U.S. financial restrictions on Maduro’s government have been extensive since Washington intensified sanctions in 2019. Such measures typically operate through the Treasury Department and its Office of Foreign Assets Control, and they rely on correspondent banking relationships and compliance by U.S. and foreign banks to enforce prohibitions on certain transactions. Banks that receive U.S. dollar payments route them through U.S. financial infrastructure, which creates a choke point that can stop wires even when they are meant for lawyers or other noncommercial services.

The immediate operational impact is concrete: firms and individuals hired to represent Maduro and his wife in New York may be unable to receive retainers or pay staff from accounts that touch the U.S. system. That raises hard questions for defense counsel and for the court about how to ensure effective representation in a high‑stakes federal prosecution while respecting sanctions regimes that U.S. policymakers say are intended to pressure the Maduro government.

Beyond the courtroom, the episode highlights a broader economic and market consequence of modern sanctions policy. Financial de‑risking by correspondent banks increases frictions in cross‑border legal and commercial payments, pushing state actors and private clients to seek alternative rails or non‑U.S. currencies. Over time, that can raise transaction costs, reduce access to dollar liquidity for sanctioned states, and accelerate efforts at partial de‑dollarization — a long‑term trend that central banks and multinational firms track because it affects trade financing and capital flows.

Policy debate will likely follow. Advocates of strict sanctions argue that economic pressure is one of the few levers available to influence authoritarian regimes. Civil liberties and defense groups counter that blanket financial controls can sweep up fundamental legal rights and complicate the U.S. justice system’s ability to adjudicate cases fairly. Courts confronted with these tensions may consider narrowly tailored orders, requests for Treasury exemptions, or procedures that allow payments to flow while maintaining compliance with sanctions.

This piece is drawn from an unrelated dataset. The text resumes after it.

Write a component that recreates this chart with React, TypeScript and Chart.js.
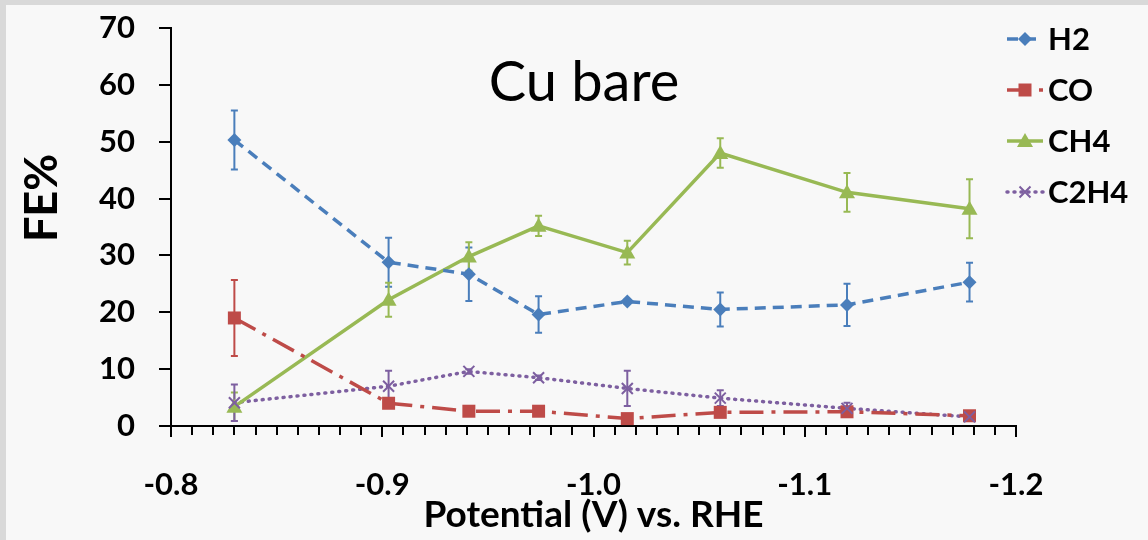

The Feb. 25 letter places the issue directly before the Manhattan judge, who will need to weigh whether to order remedial steps to facilitate payment to counsel or to leave enforcement of the financial restrictions to the executive branch. For now, the blocked transfers underscore how the global dominance of the U.S. payments system gives American policy tools immediate operational consequences for international litigation and for the practical ability of defendants to secure legal representation.